Thursday, March 29, 2018

Two Gentlemen of Verona (review)

Spoilers ahoy!

Lately some of the Bard's more obscure plays saw production, at least here in Los Angeles.  One of these, Two Gentlemen of Verona, honestly I have never seen before now.

Given the script, one easily understands why.  The characters lack the real charm of such Shakespearean heavyweights as Viola, Benedick, Katherine, Prospero, etc. More the overtly racist/anti-semitic language feels (thankfully) extremely problematical.  So do other details, some of them icky.

This proved an excellent production, I should say.  Rather than avoiding the above issues, Coin & Ghost as well as director Marguarite French embraced and commented upon them.  Not by changing the words, but by making sure actions continue to speak louder.  After all, plays are a much much more than words chosen and arranged by a playwright.  Much, much more.

Credit: Julian Juaquin
Adding to the brew audiences soon discover another twist, one that highlights rather than ignores the disturbing parts of this "comedy."  All the genders in the play are switched.  Thus the two gentlemen of the title, Valentine (Elisa Rosin) and Proteus (Simms Holland), are played by women--not in drag but as women.  Likewise their two love interests--Julius (Kendall Johnson) and Sylvius (Colbert Alambert)--are men, played by men.

That the ones will all the power are white, and those without are black adds yet another element in which the play embraces its issues rather than avoids them.

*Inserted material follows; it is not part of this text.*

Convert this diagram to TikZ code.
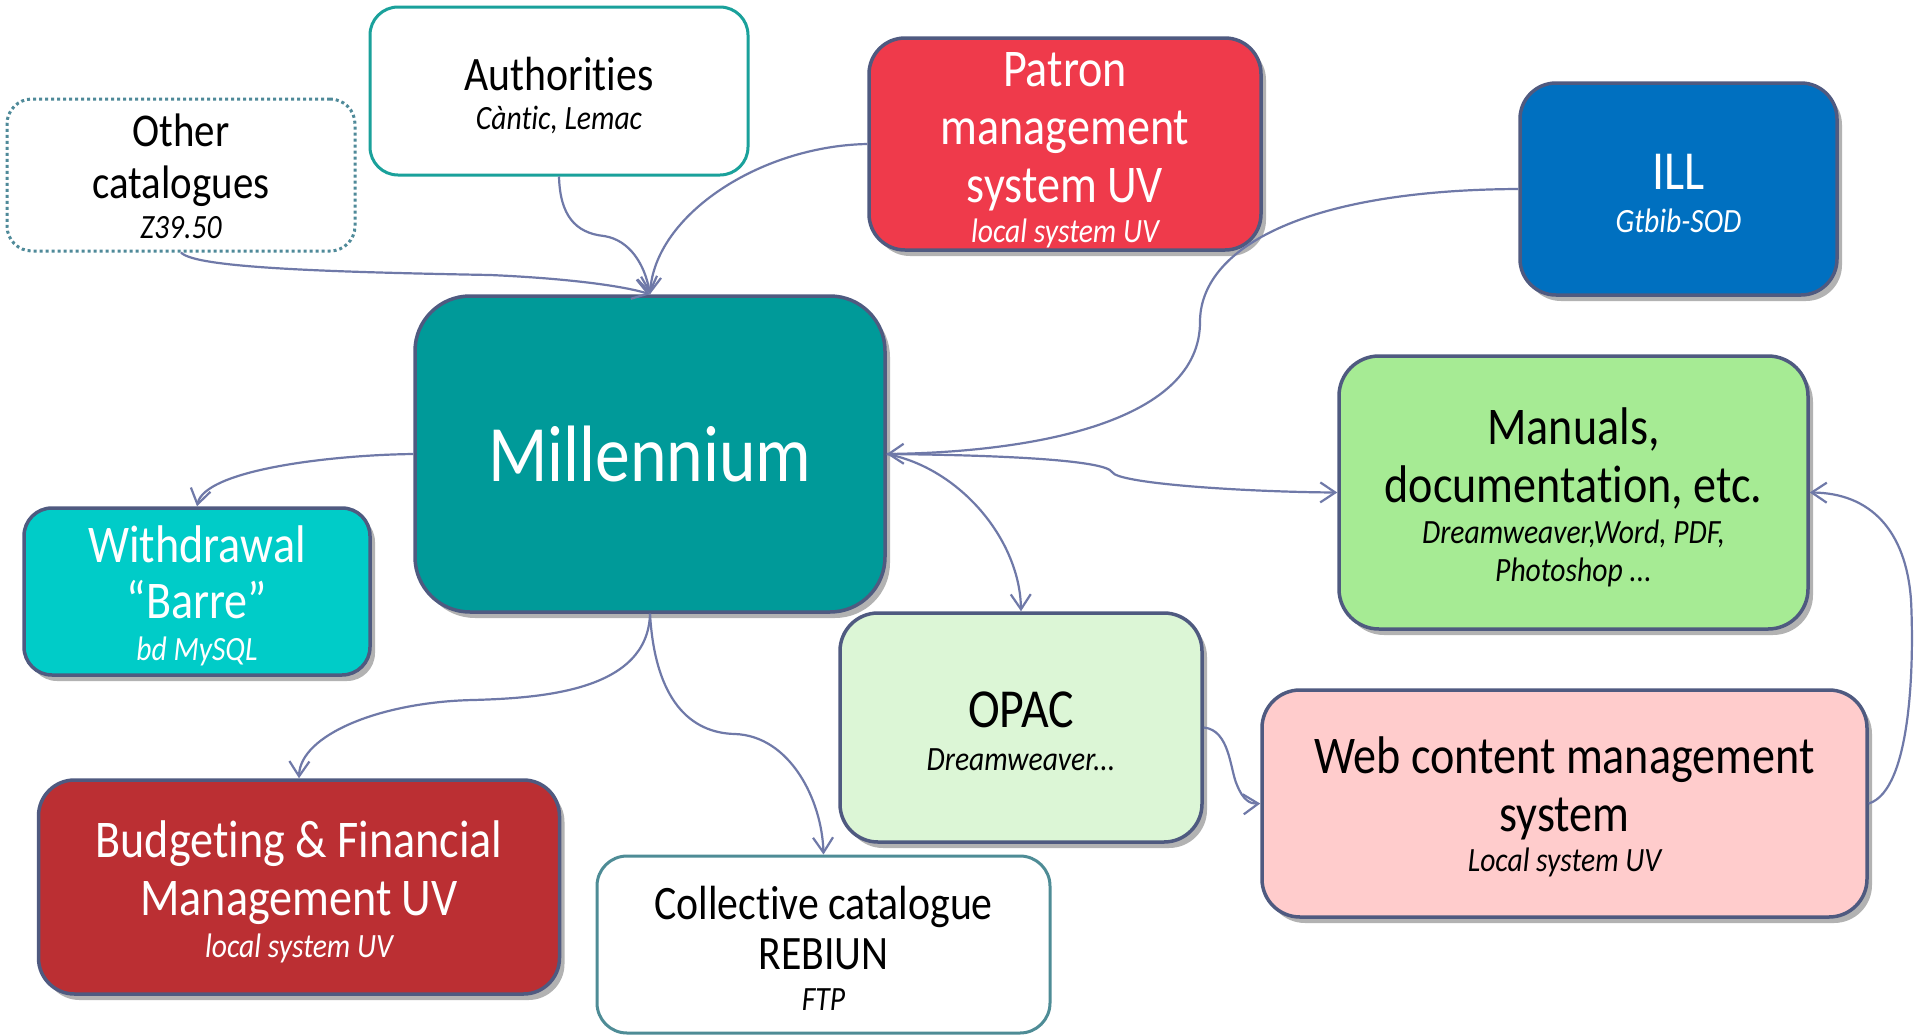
\documentclass[tikz,border=0pt]{standalone}
\usepackage{fontspec}
\setmainfont{Carlito}[FakeStretch=0.87,Ligatures={TeX,NoCommon}]
\usetikzlibrary{shadows,arrows.meta}
\definecolor{edge}{HTML}{4F5A80}
\definecolor{connc}{HTML}{6F79A8}
\definecolor{milc}{HTML}{009A99}
\definecolor{patc}{HTML}{EF3A4B}
\definecolor{illc}{HTML}{0070C0}
\definecolor{manc}{HTML}{A6EB94}
\definecolor{wdc}{HTML}{00CCC8}
\definecolor{opc}{HTML}{DCF6D6}
\definecolor{webc}{HTML}{FFCCCC}
\definecolor{budc}{HTML}{BB2F33}
\definecolor{authc}{HTML}{1AA19B}
\definecolor{dotc}{HTML}{4F8A99}
\definecolor{colc}{HTML}{4E8C96}
\newcommand\subtxt[1]{{\fontsize{34}{40}\selectfont\itshape #1}}
\newcommand\tstrut[1]{\rule{0pt}{#1}}
\begin{document}
\begin{tikzpicture}[x=1pt,y=-1pt,
  box/.style={rectangle, rounded corners=#1, inner sep=0pt, align=center,
    line width=3.5pt, draw=edge, font=\fontsize{53}{58}\selectfont},
  box/.default=36pt,
  boxshadow/.style={drop shadow={shadow xshift=5pt,shadow yshift=-6pt,opacity=0.3,fill=black}},
  conn/.style={draw=connc, line width=2.2pt, -{Straight Barb[length=15pt,width=20pt]}}]
\fill[white] (0,0) rectangle (1915,1034);
\useasboundingbox (0,0) rectangle (1915,1034);

% boxes
\node[box=25pt, draw=dotc, line width=3pt, dash pattern=on 3pt off 3pt,
  font=\fontsize{47}{52}\selectfont, minimum width=348pt, minimum height=152pt]
  (oc) at (181,175) {\tstrut{36pt}Other\\catalogues\\[-12pt]\subtxt{Z39.50}};
\node[box=28pt, draw=authc, line width=3pt, font=\fontsize{48}{52}\selectfont,
  minimum width=378pt, minimum height=168pt]
  (au) at (559,91) {\tstrut{42pt}Authorities\\[-13pt]\subtxt{Càntic, Lemac}};
\node[box=36pt, boxshadow, fill=patc, text=white, minimum width=392pt, minimum height=212pt]
  (pa) at (1065,144) {\tstrut{46pt}Patron\\management\\system UV\\[-18pt]\subtxt{local system UV}};
\node[box=36pt, boxshadow, fill=illc, text=white, font=\fontsize{55}{58}\selectfont,
  minimum width=317pt, minimum height=212pt]
  (il) at (1678.5,189) {\tstrut{44pt}ILL\\[-15pt]\subtxt{Gtbib-SOD}};
\node[box=55pt, boxshadow, fill=milc, text=white, font=\fontsize{80}{90}\selectfont,
  minimum width=470pt, minimum height=316pt]
  (mil) at (650,454) {Millennium};
\node[box=40pt, boxshadow, fill=manc, minimum width=469pt, minimum height=273pt]
  (ma) at (1573.5,492.5) {\tstrut{46pt}Manuals,\\documentation, etc.\\[-17pt]\subtxt{Dreamweaver,Word, PDF,}\\[-20pt]\subtxt{Photoshop ...}};
\node[box=28pt, boxshadow, fill=wdc, text=white, minimum width=346pt, minimum height=167pt]
  (wd) at (197,591.5) {\tstrut{46pt}Withdrawal\\[-2pt]“Barre”\\[-16pt]\subtxt{bd MySQL}};
\node[box=38pt, boxshadow, fill=opc, font=\fontsize{55}{58}\selectfont,
  minimum width=362pt, minimum height=229pt]
  (op) at (1021,727.5) {\tstrut{44pt}OPAC\\[-15pt]\subtxt{Dreamweaver...}};
\node[box=38pt, boxshadow, fill=webc, minimum width=605pt, minimum height=227pt]
  (we) at (1564.5,803.5) {\tstrut{44pt}Web content management\\system\\[-18pt]\subtxt{Local system UV}};
\node[box=36pt, boxshadow, fill=budc, text=white, minimum width=521pt, minimum height=214pt]
  (bu) at (299,887) {\tstrut{46pt}Budgeting \& Financial\\Management UV\\[-16pt]\subtxt{local system UV}};
\node[box=30pt, draw=colc, line width=3pt, font=\fontsize{48}{50}\selectfont,
  minimum width=453pt, minimum height=177pt]
  (co) at (823.5,944.5) {\tstrut{40pt}Collective catalogue\\REBIUN\\[-9pt]\subtxt{FTP}};

% connectors
\draw[conn] (oc.south) .. controls (195,268) and (330,272) .. (490,275)
  .. controls (560,278) and (620,285) .. (mil.north);
\draw[conn] (au.south) .. controls (560,215) and (575,233) .. (604,236)
  .. controls (630,240) and (645,265) .. (mil.north);
\draw[conn] (pa.west) .. controls (760,146) and (655,215) .. (mil.north);
\draw[conn] (il.west) .. controls (1300,190) and (1200,250) .. (1200,322)
  .. controls (1200,420) and (1040,452) .. (mil.east);
\draw[conn] (mil.east) .. controls (1000,455) and (1105,460) .. (1112,472)
  .. controls (1118,484) and (1250,492) .. (ma.west);
\draw[conn] (mil.east) .. controls (960,468) and (1020,540) .. (op.north);
\draw[conn] (mil.west) .. controls (330,455) and (205,470) .. (wd.north);
\draw[conn] (mil.south) .. controls (648,690) and (545,698) .. (473,700)
  .. controls (380,702) and (300,735) .. (bu.north);
\draw[conn] (mil.south) .. controls (655,700) and (690,733) .. (735,734)
  .. controls (790,736) and (822,800) .. (co.north);
\draw[conn] (op.east) .. controls (1230,730) and (1230,770) .. (1237,785)
  .. controls (1243,800) and (1250,804) .. (we.west);
\draw[conn] (we.east) .. controls (1912,790) and (1914,660) .. (1911,600)
  .. controls (1906,530) and (1870,493) .. (ma.east);
\end{tikzpicture}
\end{document}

Essentially, the plot sounds like a dark romcom.  The two gentlemen are best friends in (of course) Verona when Valentine must go on a visit to Milan.  Proteus has fallen for Julius, hard, and vice versa.  In Milan, Valentine falls for the Duke's ward Sylvius and (again) vice versa--this despite the fact the Duke has promised his hand to another.  When Proteus comes to visit Valentine, she learns of their plan to run away together, but in the process falls head over heels in lust with Sylvius.  So she betrays them in hopes of winning the young man's favors for herself, in the process of course betraying Julius, who has disguised himself and made his way to Milan to be with his beloved Proteus.

Credit: Julian Juaquin
Doesn't sound much like a comedy, does it?  Well, nobody dies in the end.  All the pretty young people are matched up at the end.  That makes it a comedy by the definitions of Shakespeare's time (same reason Merchant of Venice, weirdly to us, gets the same category). Such a plot, up to and including attempted rape by one of the "heroes" who is then forgiven not by their victim but the victim's betrothed, isn't really that odd then (or to be brutally honest) now.  Hopefully reading about that makes you cringe a bit.

Watching it hit me in the gut.  Deliberately so, because that is what this production intended, amid all the wit and the vivid characters, the entertaining wickedness and wonderful clown bits.  We really do laugh, and then we stop laughing, stop to feel, stop to think.

Let me also note the other two members of the cast who play between them pretty much the rest of the cast--Victoria Yvonne Martinez and Kathleen Leary, who make each of their six characters so amazingly alive I burst into laughter with a mere look from each.  The whole cast earned the words "superb" and "fascinating" as well as "genuine" a dozen times over. 

Two Gentlemen of Verona plays Thursdays through Sundays at 8pm until April 8, 2018 at the Ruby Theatre in the Complex, 6476 Santa Monica Blvd (several blocks west of Vine) Los Angeles CA 90038.